**Given exercise:** Give back exactly the lines from the beginning of the listing below to the line holding "const yTicks = [12, 12.5, 13, 13.5, 14, 14.5, 15];", both ends included; the pictures stay out.

**Dataset section:**
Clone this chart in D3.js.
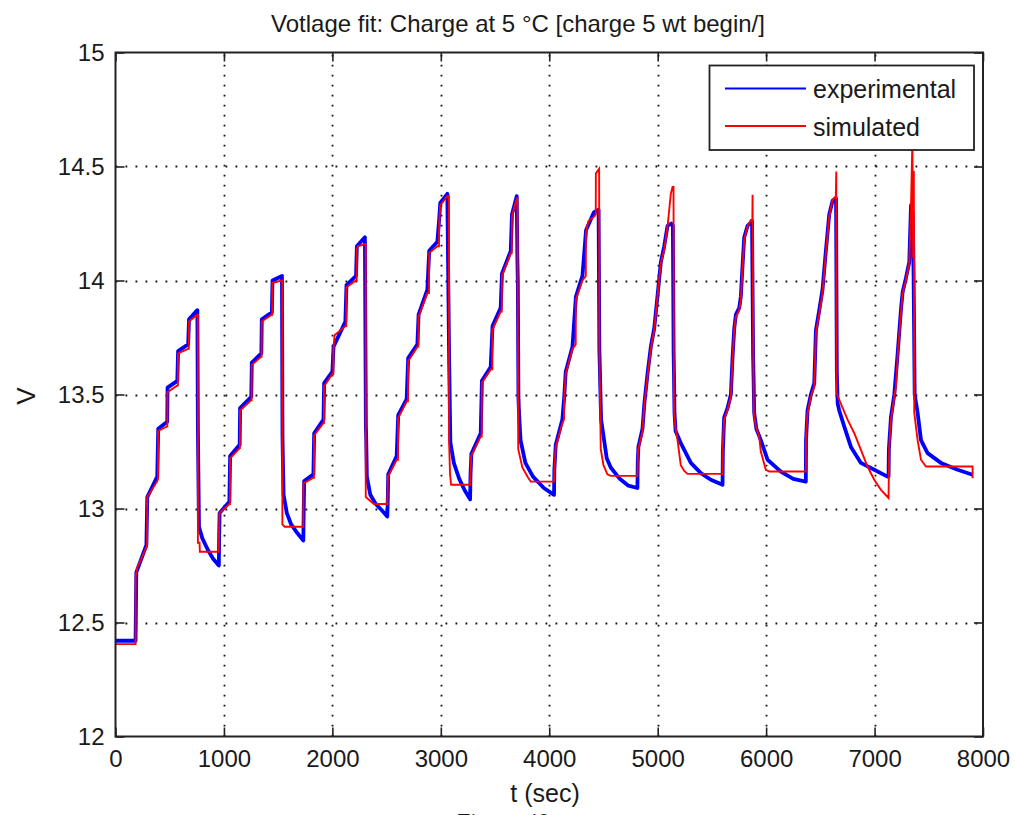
<!DOCTYPE html>
<html>
<head>
<meta charset="utf-8">
<script src="https://cdn.jsdelivr.net/npm/d3@7"></script>
<style>
  html, body { margin: 0; padding: 0; background: #fff; }
  svg { display: block; }
  text { font-family: "Liberation Sans", Arial, Helvetica, sans-serif; fill: #1a1a1a; }
</style>
</head>
<body>
<svg id="chart" width="1015" height="815"></svg>
<script>
// Battery voltage during ten charge pulses: measured vs. model output.
const titleText = "Votlage fit: Charge at 5 °C [charge 5 wt begin/]";
const xLabel = "t (sec)";
const yLabel = "V";
const seriesNames = ["experimental", "simulated"];
const seriesColors = ["#0000ff", "#ff0000"];
const xTicks = [0, 1000, 2000, 3000, 4000, 5000, 6000, 7000, 8000];
const yTicks = [12, 12.5, 13, 13.5, 14, 14.5, 15];

// Measured terminal voltage [t (s), V]
const experimental = [
  [0,12.42],[185,12.42],[188,12.55],[192,12.72],[285,12.84],[293,13.05],[385,13.14],[394,13.35],[477,13.38],[480,13.53],
  [570,13.56],[577,13.69],[670,13.72],[678,13.83],[755,13.87],[760,13.34],[763,13.21],[770,12.92],[800,12.87],[850,12.82],
  [900,12.78],[953,12.75],
  [956,12.88],[960,12.98],[1050,13.03],[1057,13.23],[1145,13.28],[1149,13.44],[1252,13.49],[1257,13.64],[1345,13.68],
  [1349,13.83],[1442,13.86],[1448,14.0],[1535,14.02],[1540,13.32],[1543,13.23],[1550,13.06],[1580,12.98],[1620,12.93],
  [1680,12.89],[1732,12.86],
  [1736,13.0],[1740,13.12],[1825,13.15],[1832,13.33],[1918,13.39],[1924,13.55],[2000,13.60],[2011,13.71],[2120,13.82],
  [2130,13.98],[2218,14.02],[2226,14.15],[2300,14.19],[2309,13.36],[2312,13.31],[2318,13.14],[2350,13.06],[2400,13.02],
  [2460,12.99],[2506,12.965],
  [2510,13.02],[2515,13.15],[2593,13.23],[2607,13.41],[2685,13.48],[2699,13.66],[2784,13.72],[2795,13.85],[2876,13.96],
  [2893,14.13],[2968,14.17],[2985,14.27],[2995,14.34],[3060,14.38],[3077,13.64],[3080,13.55],[3088,13.29],[3120,13.20],
  [3170,13.13],[3220,13.08],[3270,13.04],
  [3274,13.15],[3282,13.24],[3368,13.33],[3379,13.56],[3460,13.62],[3477,13.80],[3552,13.88],[3564,14.03],[3645,14.13],
  [3656,14.29],[3700,14.37],[3706,14.10],[3710,14.0],[3716,13.49],[3720,13.43],[3735,13.30],[3780,13.20],[3850,13.14],
  [3950,13.09],[4044,13.06],
  [4047,13.17],[4060,13.28],[4121,13.39],[4138,13.49],[4152,13.60],[4214,13.71],[4246,13.93],[4306,14.02],[4339,14.22],
  [4413,14.30],[4455,14.31],[4462,13.70],[4467,13.61],[4478,13.39],[4530,13.22],[4567,13.18],[4650,13.13],[4730,13.10],
  [4813,13.09],
  [4816,13.20],[4822,13.27],[4860,13.35],[4877,13.46],[4906,13.59],[4937,13.71],[4968,13.79],[5000,13.94],[5029,14.08],
  [5060,14.15],[5091,14.24],[5125,14.25],[5140,14.24],[5147,13.68],[5150,13.60],[5155,13.42],[5165,13.34],[5213,13.287],
  [5306,13.20],[5398,13.155],[5490,13.126],[5598,13.104],
  [5601,13.25],[5613,13.40],[5644,13.44],[5675,13.50],[5690,13.66],[5706,13.79],[5721,13.85],[5752,13.88],[5767,13.93],
  [5783,14.07],[5798,14.19],[5829,14.24],[5870,14.26],[5880,13.67],[5884,13.58],[5890,13.42],[5910,13.35],[5951,13.30],
  [6013,13.214],[6136,13.162],[6250,13.13],[6366,13.118],
  [6368,13.30],[6382,13.43],[6413,13.50],[6444,13.55],[6459,13.78],[6490,13.87],[6520,13.96],[6551,14.13],[6582,14.29],
  [6613,14.35],[6645,14.36],[6652,13.60],[6660,13.46],[6674,13.43],[6720,13.36],[6782,13.27],[6874,13.20],[6997,13.17],
  [7120,13.14],[7129,13.14],
  [7132,13.26],[7151,13.40],[7182,13.50],[7213,13.68],[7243,13.87],[7259,13.95],[7289,14.01],[7320,14.08],[7336,14.33],
  [7352,14.30],[7360,14.02],[7370,13.50],[7397,13.42],[7428,13.30],[7489,13.243],[7612,13.20],[7766,13.17],[7904,13.148]
];

// Model voltage [t (s), V]
const simulated = [
  [0,12.405],[185,12.405],[186,12.70],[200,12.74],[285,12.83],[291,12.84],[292,13.05],[385,13.12],[392,13.13],[393,13.34],
  [475,13.36],[478,13.36],[479,13.51],[570,13.54],[575,13.54],[576,13.68],[670,13.70],[676,13.70],[677,13.82],[755,13.85],
  [759,13.85],[760,12.85],[775,12.85],[778,12.81],[953,12.81],
  [958,12.98],[1050,13.02],[1055,13.02],[1056,13.22],[1145,13.265],[1147,13.265],[1148,13.43],[1250,13.475],[1255,13.475],
  [1256,13.63],[1342,13.665],[1347,13.665],[1348,13.82],[1440,13.85],[1446,13.85],[1447,13.99],[1535,14.0],[1538,14.0],
  [1539,12.93],[1560,12.92],[1732,12.92],
  [1733,13.11],[1825,13.135],[1830,13.135],[1831,13.32],[1918,13.375],[1922,13.375],[1923,13.535],[2000,13.59],[2009,13.59],
  [2010,13.70],[2020,13.76],[2120,13.80],[2128,13.80],[2129,13.97],[2218,14.0],[2224,14.0],[2225,14.135],[2235,14.15],
  [2300,14.16],[2307,14.16],[2308,13.05],[2383,13.02],[2506,13.02],
  [2513,13.14],[2593,13.214],[2605,13.214],[2606,13.396],[2685,13.47],[2697,13.47],[2698,13.645],[2784,13.71],[2793,13.71],
  [2794,13.84],[2876,13.945],[2891,13.945],[2892,14.12],[2968,14.15],[2983,14.15],[2985,14.25],[2995,14.33],[3060,14.37],
  [3075,14.37],[3076,13.30],[3085,13.15],[3095,13.104],[3270,13.104],
  [3280,13.23],[3368,13.316],[3377,13.316],[3378,13.55],[3460,13.61],[3475,13.61],[3476,13.784],[3552,13.864],[3562,13.864],
  [3563,14.02],[3645,14.12],[3654,14.12],[3655,14.28],[3700,14.36],[3706,14.36],[3708,14.03],[3714,13.26],[3752,13.18],
  [3799,13.14],[3829,13.118],[4044,13.118],
  [4050,13.20],[4060,13.27],[4121,13.375],[4136,13.39],[4137,13.48],[4152,13.59],[4214,13.70],[4244,13.72],[4245,13.915],
  [4306,14.0],[4337,14.02],[4338,14.21],[4360,14.26],[4413,14.28],[4429,14.29],[4430,14.47],[4460,14.49],[4462,13.70],
  [4475,13.26],[4500,13.19],[4536,13.15],[4567,13.143],[4813,13.143],
  [4819,13.257],[4860,13.338],[4875,13.447],[4906,13.58],[4937,13.70],[4968,13.784],[4998,13.93],[5029,14.076],[5060,14.135],
  [5091,14.237],[5121,14.38],[5137,14.41],[5146,14.41],[5150,13.42],[5165,13.35],[5183,13.30],[5213,13.19],[5245,13.165],
  [5275,13.152],[5598,13.152],
  [5600,13.27],[5613,13.39],[5644,13.433],[5675,13.49],[5690,13.652],[5706,13.784],[5721,13.84],[5752,13.87],[5767,13.915],
  [5783,14.06],[5798,14.18],[5829,14.237],[5859,14.266],[5873,14.27],[5875,14.376],[5878,14.02],[5882,13.65],[5886,13.42],
  [5905,13.36],[5936,13.316],[5951,13.25],[5997,13.17],[6030,13.162],[6366,13.162],
  [6368,13.316],[6382,13.418],[6413,13.49],[6444,13.535],[6459,13.77],[6490,13.857],[6520,13.945],[6551,14.12],[6582,14.28],
  [6613,14.354],[6643,14.37],[6647,14.478],[6649,13.506],[6689,13.46],[6751,13.39],[6813,13.33],[6874,13.257],[6935,13.184],
  [6997,13.126],[7059,13.082],[7129,13.046],
  [7135,13.27],[7151,13.39],[7182,13.49],[7197,13.535],[7213,13.667],[7243,13.857],[7259,13.945],[7289,14.0],[7320,14.076],
  [7336,14.32],[7349,14.62],[7356,14.10],[7362,14.48],[7366,13.42],[7397,13.30],[7428,13.214],[7474,13.184],[7904,13.184],
  [7904,13.133]
];

const svg = d3.select("#chart");
const plot = { left: 115.5, right: 983, top: 52.5, bottom: 736.5 };

const x = d3.scaleLinear().domain([0, 8000]).range([plot.left, plot.right]);
const y = d3.scaleLinear().domain([12, 15]).range([plot.bottom, plot.top]);

const FONT = 24;
const TICK = 9;

// dotted grid
const grid = svg.append("g").attr("stroke", "#111").attr("stroke-width", 1.8)
  .attr("stroke-dasharray", "1.8,8.2").attr("fill", "none");
grid.selectAll("line.gx").data(xTicks.slice(1, -1)).join("line")
  .attr("x1", d => Math.round(x(d)) + 0.5).attr("x2", d => Math.round(x(d)) + 0.5)
  .attr("y1", plot.bottom).attr("y2", plot.top);
grid.selectAll("line.gy").data(yTicks.slice(1, -1)).join("line")
  .attr("y1", d => Math.round(y(d)) + 0.5).attr("y2", d => Math.round(y(d)) + 0.5)
  .attr("x1", plot.left).attr("x2", plot.right);

// series
const line = d3.line().x(d => x(d[0])).y(d => y(d[1]));
svg.append("clipPath").attr("id", "plotclip").append("rect")
  .attr("x", plot.left).attr("y", plot.top)
  .attr("width", plot.right - plot.left).attr("height", plot.bottom - plot.top);

const series = svg.append("g").attr("clip-path", "url(#plotclip)");
series.append("path").datum(experimental)
  .attr("d", line).attr("fill", "none")
  .attr("stroke", seriesColors[0]).attr("stroke-width", 3.8).attr("stroke-linejoin", "round");
series.append("path").datum(simulated)
  .attr("d", line).attr("fill", "none")
  .attr("stroke", seriesColors[1]).attr("stroke-width", 1.9).attr("stroke-linejoin", "miter");

// axes (ticks point inward on all four sides)
const axisStyle = g => {
  g.select(".domain").remove();
  g.selectAll(".tick line").attr("stroke", "#222").attr("stroke-width", 1.6);
  g.selectAll(".tick text").attr("fill", "#1a1a1a").style("font-size", FONT + "px")
    .style("font-family", "'Liberation Sans', Arial, sans-serif");
};

svg.append("g").attr("transform", `translate(0,${plot.bottom})`)
  .call(d3.axisBottom(x).tickValues(xTicks).tickFormat(d3.format("d"))
    .tickSize(-TICK).tickSizeOuter(0).tickPadding(13))
  .call(axisStyle);
svg.append("g").attr("transform", `translate(0,${plot.top})`)
  .call(d3.axisTop(x).tickValues(xTicks).tickFormat("").tickSize(-TICK).tickSizeOuter(0))
  .call(axisStyle);
svg.append("g").attr("transform", `translate(${plot.left},0)`)
  .call(d3.axisLeft(y).tickValues(yTicks).tickFormat(d => d3.format("")(d))
    .tickSize(-TICK).tickSizeOuter(0).tickPadding(11))
  .call(axisStyle);
svg.append("g").attr("transform", `translate(${plot.right},0)`)
  .call(d3.axisRight(y).tickValues(yTicks).tickFormat("").tickSize(-TICK).tickSizeOuter(0))
  .call(axisStyle);

// frame
svg.append("rect")
  .attr("x", plot.left).attr("y", plot.top)
  .attr("width", plot.right - plot.left).attr("height", plot.bottom - plot.top)
  .attr("fill", "none").attr("stroke", "#222").attr("stroke-width", 2);

// title and axis labels
svg.append("text").attr("x", 518).attr("y", 31.5).attr("text-anchor", "middle")
  .style("font-size", FONT + "px").text(titleText);
svg.append("text").attr("x", 545).attr("y", 802).attr("text-anchor", "middle")
  .style("font-size", (FONT + 1) + "px").text(xLabel);
svg.append("text").attr("transform", "translate(35,396) rotate(-90)").attr("text-anchor", "middle")
  .style("font-size", (FONT + 2) + "px").text(yLabel);

// caption under the figure (runs off the bottom edge)
svg.append("text").attr("x", 457).attr("y", 829)
  .style("font-family", "'Liberation Serif', 'Times New Roman', serif")
  .style("font-size", "24px").text("Figure 40");

// legend
const lg = svg.append("g");
lg.append("rect").attr("x", 709.5).attr("y", 65.5).attr("width", 264.5).attr("height", 84.5)
  .attr("fill", "#fff").attr("stroke", "#222").attr("stroke-width", 1.8);
const legendRows = [88.5, 126];
seriesNames.forEach((name, i) => {
  lg.append("line").attr("x1", 725).attr("x2", 806)
    .attr("y1", legendRows[i]).attr("y2", legendRows[i])
    .attr("stroke", seriesColors[i]).attr("stroke-width", 1.8);
  lg.append("text").attr("x", 813).attr("y", legendRows[i] + 9.8)
    .style("font-size", (FONT + 1) + "px").text(name);
});
</script>
</body>
</html>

**The result:**
Clone this chart in D3.js.
<!DOCTYPE html>
<html>
<head>
<meta charset="utf-8">
<script src="https://cdn.jsdelivr.net/npm/d3@7"></script>
<style>
  html, body { margin: 0; padding: 0; background: #fff; }
  svg { display: block; }
  text { font-family: "Liberation Sans", Arial, Helvetica, sans-serif; fill: #1a1a1a; }
</style>
</head>
<body>
<svg id="chart" width="1015" height="815"></svg>
<script>
// Battery voltage during ten charge pulses: measured vs. model output.
const titleText = "Votlage fit: Charge at 5 °C [charge 5 wt begin/]";
const xLabel = "t (sec)";
const yLabel = "V";
const seriesNames = ["experimental", "simulated"];
const seriesColors = ["#0000ff", "#ff0000"];
const xTicks = [0, 1000, 2000, 3000, 4000, 5000, 6000, 7000, 8000];
const yTicks = [12, 12.5, 13, 13.5, 14, 14.5, 15];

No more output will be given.